▶ **Exercise task**
Your task is to retype, word for word, the lines from the start of the data through the line holding "20', 'Aug 3'];". Do not include the pictures.

▶ **Dataset excerpt**
◇ ◇ ◇ ◇

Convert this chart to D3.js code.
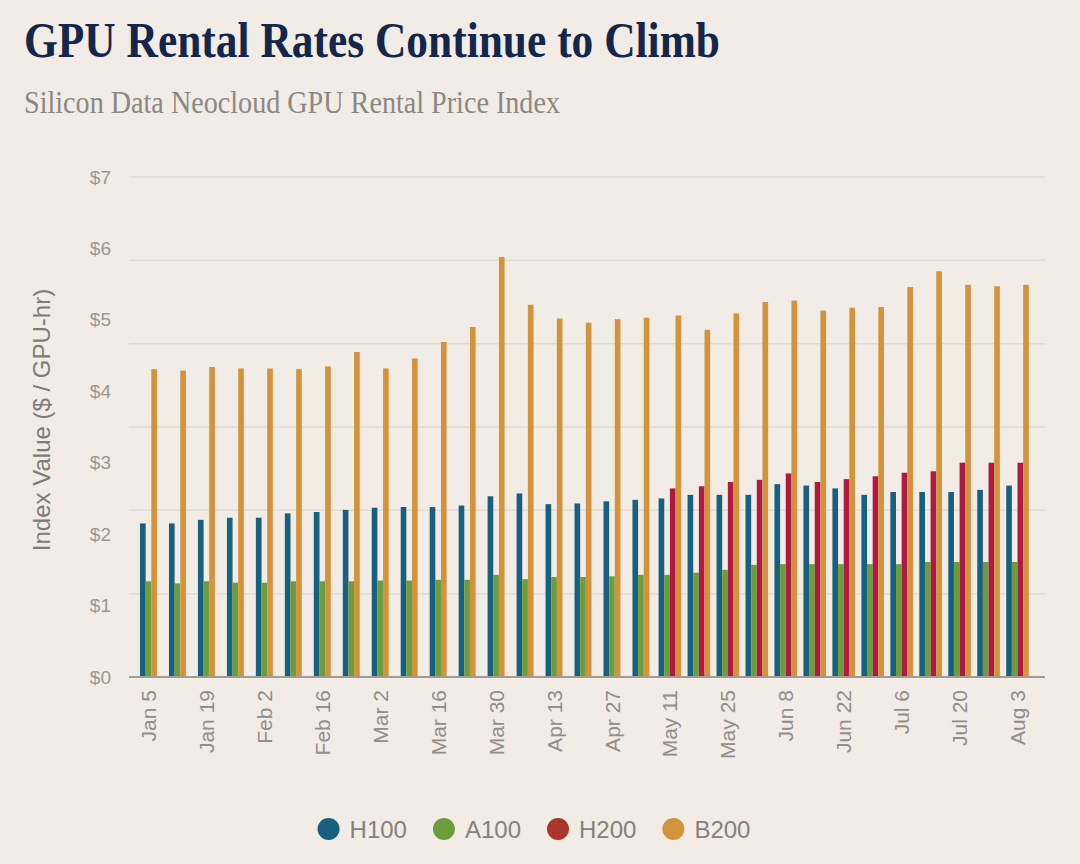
<!DOCTYPE html>
<html>
<head>
<meta charset="utf-8">
<script src="https://cdn.jsdelivr.net/npm/d3@7"></script>
<style>
  html, body { margin: 0; padding: 0; background: #f1ece5; }
  #chart { width: 1080px; height: 864px; }
</style>
</head>
<body>
<div id="chart"></div>
<script>
// weekly index dates (every week), only every other one gets a label
const weeks = ['Jan 5', 'Jan 12', 'Jan 19', 'Jan 26', 'Feb 2', 'Feb 9', 'Feb 16', 'Feb 23',
  'Mar 2', 'Mar 9', 'Mar 16', 'Mar 23', 'Mar 30', 'Apr 6', 'Apr 13', 'Apr 20', 'Apr 27',
  'May 4', 'May 11', 'May 18', 'May 25', 'Jun 1', 'Jun 8', 'Jun 15', 'Jun 22', 'Jun 29',
  'Jul 6', 'Jul 13', 'Jul 20', 'Jul 27', 'Aug 3'];
const tickLabels = ['Jan 5', 'Jan 19', 'Feb 2', 'Feb 16', 'Mar 2', 'Mar 16', 'Mar 30', 'Apr 13',
  'Apr 27', 'May 11', 'May 25', 'Jun 8', 'Jun 22', 'Jul 6', 'Jul 20', 'Aug 3'];

const h100 = [2.15, 2.15, 2.20, 2.23, 2.23, 2.29, 2.31, 2.34, 2.37, 2.38, 2.38, 2.40, 2.53, 2.57, 2.42,
  2.43, 2.46, 2.48, 2.50, 2.55, 2.55, 2.55, 2.70, 2.68, 2.64, 2.55, 2.59, 2.59, 2.59, 2.62, 2.68];
const a100 = [1.34, 1.31, 1.34, 1.32, 1.32, 1.34, 1.34, 1.34, 1.35, 1.35, 1.36, 1.36, 1.43, 1.37, 1.40,
  1.40, 1.41, 1.43, 1.43, 1.46, 1.50, 1.57, 1.58, 1.58, 1.58, 1.58, 1.58, 1.61, 1.61, 1.61, 1.61];
const h200 = [null, null, null, null, null, null, null, null, null, null, null, null, null, null, null,
  null, null, null, 2.64, 2.67, 2.73, 2.76, 2.85, 2.73, 2.77, 2.81, 2.86, 2.88, 3.00, 3.00, 3.00];
const b200 = [4.31, 4.29, 4.34, 4.32, 4.32, 4.31, 4.35, 4.55, 4.32, 4.46, 4.69, 4.90, 5.88, 5.21, 5.02,
  4.96, 5.01, 5.03, 5.06, 4.86, 5.09, 5.25, 5.27, 5.13, 5.17, 5.18, 5.46, 5.68, 5.49, 5.47, 5.49];

const seriesNames = ['H100', 'A100', 'H200', 'B200'];
const seriesValues = [h100, a100, h200, b200];
const barColors = ['#17607f', '#6c9d3c', '#ae1a42', '#d3933d'];
const legendColors = ['#17607f', '#6c9d3c', '#a8362f', '#d3933d'];
const yTicks = [0, 1, 2, 3, 4, 5, 6, 7];

const svg = d3.select('#chart')
  .append('svg')
  .attr('width', 1080)
  .attr('height', 864);

// plot frame
const plotLeft = 129, plotRight = 1045;

const x = d3.scaleBand()
  .domain(weeks)
  .range([134, 1032])
  .padding(0);

const y = d3.scaleLinear()
  .domain([0, 7])
  .range([677, 177]);

// Gridlines (the original splits the $0-$7 span into six bands)
const gridValues = d3.range(0, 7).map(i => i * 7 / 6);
svg.append('g')
  .attr('class', 'grid')
  .selectAll('line')
  .data(gridValues.slice(1))
  .enter()
  .append('line')
  .attr('x1', plotLeft)
  .attr('x2', plotRight)
  .attr('y1', d => y(d))
  .attr('y2', d => y(d))
  .attr('stroke', '#e3dccf')
  .attr('stroke-width', 1.5);

// Bars
const barWidth = 5.65;
weeks.forEach((wk, i) => {
  const present = seriesValues
    .map((vals, s) => ({ s, v: vals[i] }))
    .filter(d => d.v !== null);
  const start = x(wk) + x.bandwidth() / 2 - present.length * barWidth / 2;

  svg.append('g')
    .selectAll('rect')
    .data(present)
    .enter()
    .append('rect')
    .attr('x', (d, j) => start + j * barWidth)
    .attr('y', d => y(d.v))
    .attr('width', barWidth)
    .attr('height', d => y(0) - y(d.v))
    .attr('fill', d => barColors[d.s]);
});

// Baseline
svg.append('line')
  .attr('x1', plotLeft)
  .attr('x2', plotRight)
  .attr('y1', y(0))
  .attr('y2', y(0))
  .attr('stroke', '#a49c93')
  .attr('stroke-width', 2);

// Y axis labels
const yAxis = d3.axisLeft(y)
  .tickValues(yTicks)
  .tickSize(0)
  .tickPadding(0)
  .tickFormat(d => `$${d}`);

const yAxisG = svg.append('g')
  .attr('transform', 'translate(111, 0)')
  .call(yAxis);
yAxisG.select('.domain').remove();
yAxisG.selectAll('text')
  .attr('font-family', 'Liberation Sans, Arial, sans-serif')
  .attr('font-size', '19px')
  .attr('fill', '#9b9792');

// X axis labels
const xAxis = d3.axisBottom(x)
  .tickValues(tickLabels)
  .tickSize(0)
  .tickPadding(0);

const xAxisG = svg.append('g')
  .attr('transform', `translate(0, ${y(0)})`)
  .call(xAxis);
xAxisG.select('.domain').remove();
xAxisG.selectAll('text')
  .attr('font-family', 'Liberation Sans, Arial, sans-serif')
  .attr('font-size', '21px')
  .attr('fill', '#928e89')
  .attr('text-anchor', 'end')
  .attr('transform', 'translate(0, 13) rotate(-90)')
  .attr('x', 0)
  .attr('y', 0)
  .attr('dy', '0.36em');

// Y axis title
svg.append('text')
  .attr('transform', 'translate(50, 420) rotate(-90)')
  .attr('text-anchor', 'middle')
  .attr('font-family', 'Liberation Sans, Arial, sans-serif')
  .attr('font-size', '24px')
  .attr('fill', '#7f7b77')
  .text('Index Value ($ / GPU-hr)');

// Title and subtitle
svg.append('text')
  .attr('x', 24)
  .attr('y', 57)
  .attr('font-family', 'Liberation Serif, Times New Roman, serif')
  .attr('font-weight', 'bold')
  .attr('font-size', '50px')
  .attr('fill', '#14264b')
  .attr('textLength', 696)
  .attr('lengthAdjust', 'spacingAndGlyphs')
  .text('GPU Rental Rates Continue to Climb');

svg.append('text')
  .attr('x', 24)
  .attr('y', 113)
  .attr('font-family', 'Liberation Serif, Times New Roman, serif')
  .attr('font-size', '31px')
  .attr('fill', '#8b8782')
  .attr('textLength', 536)
  .attr('lengthAdjust', 'spacingAndGlyphs')
  .text('Silicon Data Neocloud GPU Rental Price Index');

// Legend
const legend = svg.append('g').attr('class', 'legend');
const items = legend.selectAll('g')
  .data(seriesNames)
  .enter()
  .append('g');

items.append('circle')
  .attr('r', 11)
  .attr('cx', 11)
  .attr('cy', 0)
  .attr('fill', (d, i) => legendColors[i]);

items.append('text')
  .attr('x', 32)
  .attr('y', 0)
  .attr('dy', '0.36em')
  .attr('font-family', 'Liberation Sans, Arial, sans-serif')
  .attr('font-size', '24px')
  .attr('fill', '#85817d')
  .text(d => d);

let offset = 0;
const widths = [];
items.each(function () {
  const w = 32 + d3.select(this).select('text').node().getComputedTextLength();
  widths.push(w);
});
const gap = 26;
const total = d3.sum(widths) + gap * (widths.length - 1);
const legendStart = 534 - total / 2;
items.attr('transform', (d, i) => {
  const tx = legendStart + offset;
  offset += widths[i] + gap;
  return `translate(${tx}, 829)`;
});
</script>
</body>
</html>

◇ ◇ ◇ ◇

▶ **Solution to this exercise**
Convert this chart to D3.js code.
<!DOCTYPE html>
<html>
<head>
<meta charset="utf-8">
<script src="https://cdn.jsdelivr.net/npm/d3@7"></script>
<style>
  html, body { margin: 0; padding: 0; background: #f1ece5; }
  #chart { width: 1080px; height: 864px; }
</style>
</head>
<body>
<div id="chart"></div>
<script>
// weekly index dates (every week), only every other one gets a label
const weeks = ['Jan 5', 'Jan 12', 'Jan 19', 'Jan 26', 'Feb 2', 'Feb 9', 'Feb 16', 'Feb 23',
  'Mar 2', 'Mar 9', 'Mar 16', 'Mar 23', 'Mar 30', 'Apr 6', 'Apr 13', 'Apr 20', 'Apr 27',
  'May 4', 'May 11', 'May 18', 'May 25', 'Jun 1', 'Jun 8', 'Jun 15', 'Jun 22', 'Jun 29',
  'Jul 6', 'Jul 13', 'Jul 20', 'Jul 27', 'Aug 3'];
const tickLabels = ['Jan 5', 'Jan 19', 'Feb 2', 'Feb 16', 'Mar 2', 'Mar 16', 'Mar 30', 'Apr 13',
  'Apr 27', 'May 11', 'May 25', 'Jun 8', 'Jun 22', 'Jul 6', 'Jul 20', 'Aug 3'];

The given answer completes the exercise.